In light that i have elected to go the divorce route, and eventually i will date again, i ask the following question. what are some red flags that you have seen while dating or in early marriage that one should look for to indicate someone is a cheater, or sustaplable to cheating. i have had two wives cheat on me in under two years of marriage, i obviously am not the best judge of character. thoughts?


----------



## Shaggy (Jul 17, 2011)

Their friends - are they friends who condone cheating? Are they themselves current/past cheaters? 

How they react to meeting men - are they the type that are constantly seeking attention, help, validation from males?

How to they react to women - do they see them as threats, friends, co-conspirators?

I also think how they unwind is important. Do they have healthy ways to shed stream, or does it require girls-nights-out, and lots of male attention to get them feeling good again?

Another, is do they take and accept personal responsibility? If they mess up do they accept the blame and consequences or blame soemeone else and try to weasel out ?


----------



## Jellybeans (Mar 8, 2011)

After going through this twice, your spidey senses should tingle a lot sooner than they have in teh past if something is OFF.

I think you know all the classic signs--watch out for them.

Trust but verify in future relationships. And know that anyone can cheat in a relationship. People will or they won't. There is no guarantee. Just as there is no guarantee any relationship will last.

Establishing boundaries = very good.


----------



## morituri (Apr 1, 2011)

radioclashx said:


> People often cheat in marriage because their emotional needs are not being met.

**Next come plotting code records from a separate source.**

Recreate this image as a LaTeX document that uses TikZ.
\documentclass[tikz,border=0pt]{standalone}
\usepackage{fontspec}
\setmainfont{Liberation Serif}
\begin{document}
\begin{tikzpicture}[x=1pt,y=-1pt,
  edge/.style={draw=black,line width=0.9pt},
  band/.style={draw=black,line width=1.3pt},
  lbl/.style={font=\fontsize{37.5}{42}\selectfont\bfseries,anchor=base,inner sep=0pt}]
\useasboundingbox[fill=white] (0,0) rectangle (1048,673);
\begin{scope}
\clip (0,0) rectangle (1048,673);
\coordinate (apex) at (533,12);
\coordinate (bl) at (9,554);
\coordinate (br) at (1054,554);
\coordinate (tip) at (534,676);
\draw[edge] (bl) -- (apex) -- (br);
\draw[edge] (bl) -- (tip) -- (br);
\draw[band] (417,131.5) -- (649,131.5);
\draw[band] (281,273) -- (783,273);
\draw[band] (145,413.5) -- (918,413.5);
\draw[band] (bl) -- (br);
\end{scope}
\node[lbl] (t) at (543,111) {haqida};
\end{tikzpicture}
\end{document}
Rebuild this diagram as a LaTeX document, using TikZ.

Even people who are happily married can have an affair according to Dr Shirley Glass PhD in her book 'Not Just Friends'. It is all about being cognizant about not crossing marital boundaries (i.e. avoid being constantly alone with an attractive member of the opposite sex; avoid sharing deeply personal information regarding ones marriage with a member of the opposite sex; avoid constant business travel away from home with a member of the opposite sex, etc.). Unmet emotional needs (i.e. affection, attention, sexual fulfillment) can create an environment ripe for an affair to occur, but if there is no crossing of marital boundaries, there can be no affair.

Sometimes it can be difficult to pick up any red flags. Especially if the person is good at compartmentalizing their primary relationship with their clandestine relationship. Nevertheless, sooner or later, liars slip up and it just takes a small effort on our part to start uncovering their web of deceit until the truth is revealed.


----------



## thesecondfront (Dec 4, 2011)

This is a good discussion. I know that I always fail to establish boundaries at the start of a relationship, and later on people get hurt. This probably goes for the vast majority of people.


----------



## Santofimio (Oct 26, 2011)

Watch out for girls who's friends aren't really good friends, just bar buddies. They'll either have enablers later on, or nobody to talk to about the relationship.

Also if they seem to have guy friends from their single life that they still randomly interact with here and there. It doesn't mean she wants him, it means she already had him & he was terrible, but they ended up just friends after.


----------



## Darkhorse (Dec 3, 2011)

Santofimio said:


> Watch out for girls who's friends aren't really good friends, just bar buddies. They'll either have enablers later on, or nobody to talk to about the relationship.
> 
> Also if they seem to have guy friends from their single life that they still randomly interact with here and there. It doesn't mean she wants him, it means she already had him & he was terrible, but they ended up just friends after.


So. True.


----------



## crazyconfused (Nov 23, 2011)

I know right? who has this happen to them twice...sometimes i wonder if there is something wrong with me


----------



## sadcalifornian (Sep 18, 2011)

Watch out for any sign of promiscuity before the marriage. If the woman has been divorced, find out how her first marriage ended. Find out the family origin whether she had a good upbringing and what her inlaws are like in terms of their moral chracters and life style.


----------



## desert-rose (Aug 16, 2011)

You want to know how she will handle conflict, how she will deal with uncomfortable situations, how she feels about honesty and lying and concealing things or stretching truths, and also how she seems to handle responsibility. Trust is based on understanding, I think. If you can understand some of these things, then I think you have a better chance at building trust. I'd suggest looking for any behavior that suggests she is not likely to have integrity, honesty, or forthrightness in those places that I've mentioned. And, look at how her friends and family behave, like who she hangs out with and how she treats people, and even how she talks about people with whom she has had a falling out or fight. How people handle tough situations and even how they talk about them can tell you a great deal about how they might behave with you. That's what I'd suggest looking at.


----------